Today, Moore says that the In Situ Combustion Research Group does a lot of international work but also some local consulting with companies such as Nexen and Cenovus. So the tide may be turning for ISC in western Canada.
Cenovus specializes in SAGD extraction but, since 2007 (as Encana), it has been conducting tests and pilots on a form of ISC it calls AIDROH (Air Injection Displacement Horizontal Oil Recovery).
“We have been using this method to recover small amounts of oil from bitumen deposits in northern Alberta, by igniting and thus heating oil below the natural gas zone [natural gas sits on top of the bitumen reservoir],” Cenovus says. “We have shown that it is possible to safely ignite in the natural gas zone and sustain combustion in a reservoir to increase its pressure.

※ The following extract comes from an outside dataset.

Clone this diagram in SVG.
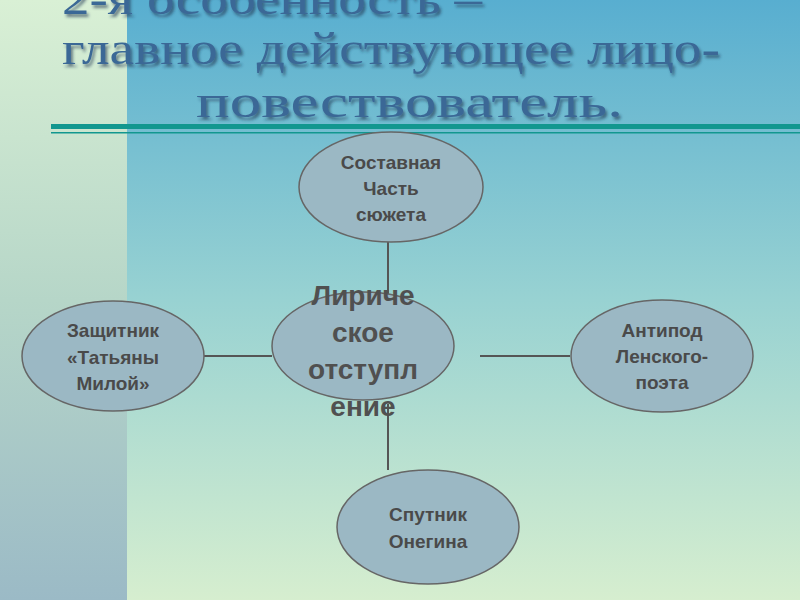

The heat thus created travels downward to heat bitumen situated below the natural gas zone, softening the oil sufficiently to allow us to pump it to the surface.”
The company says that AIDROH has the potential to reduce the amount of natural gas needed to generate steam in SAGD operations, which could help reduce steam to oil ratios.
“We believe AIDROH is an encouraging technology that may find large-scale application in suitable reservoirs. The technology is in the very early stages of development. In the next several years, we plan to do more lab testing and field trials to demonstrate that this technology has the potential to work on a larger scale.”
As for THAI, Touchstone says that it is still using the technology at its Kerrobert, Sask., property, although the project is evolving to a "more conventional operation with a focus on economic recovery."